Altostrat's development team is using a microservices architecture for their application. You need to select the most suitable testing approach to ensure that individual microservices function correctly in isolation. What should you do?
According to the Google Cloud Architecture Framework: Software Development and Delivery section, unit testing is the foundational practice for verifying the smallest parts of an application—such as functions, classes, or individual microservices—in complete isolation. The requirement specifically asks for a method to ensure services function correctly "in isolation," which is the primary definition of a unit test.
In Altostrat’s modernized CI/CD environment, unit tests are executed early in the pipeline (the "left" side of DevSecOps). They typically use "mocks" or "stubs" to simulate external dependencies like BigQuery, Cloud Storage, or other microservices. This ensures that the internal logic of a specific service—for instance, the metadata extraction logic or the pricing algorithm—is mathematically and logically sound before it interacts with the rest of the system.

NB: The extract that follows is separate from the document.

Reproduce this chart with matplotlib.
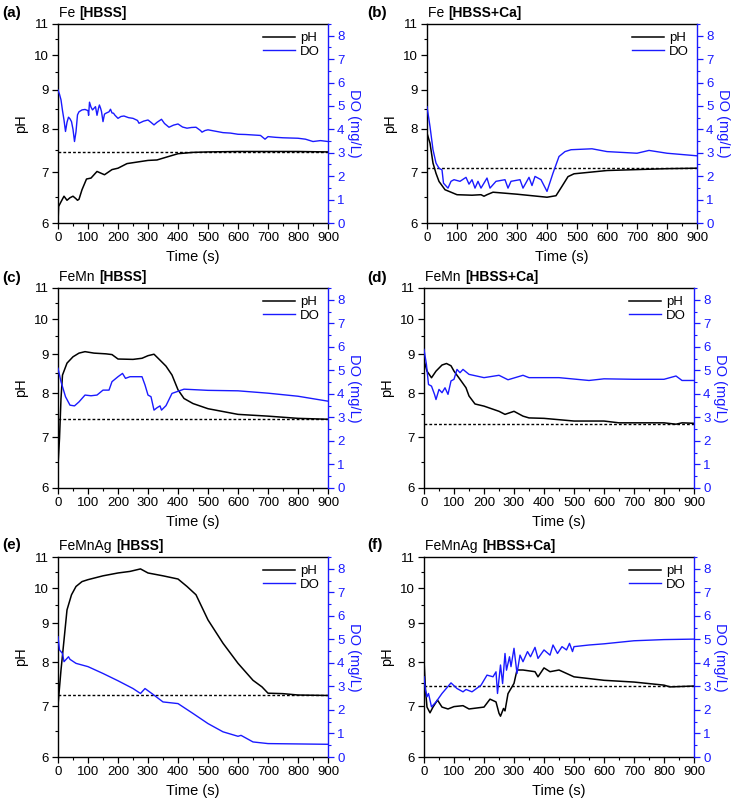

While Integration testing (Option D) is vital for ensuring services talk to each other correctly, it does not test them "in isolation." End-to-end testing (Option C) validates the entire user journey but is slow and complex to debug. Load testing (Option B) focuses on performance under stress rather than functional correctness. To meet the technical requirement of "Modernize CI/CD for containerized deployments," Altostrat must prioritize a robust suite of unit tests to provide developers with rapid feedback and ensure the high reliability of their operational workflows.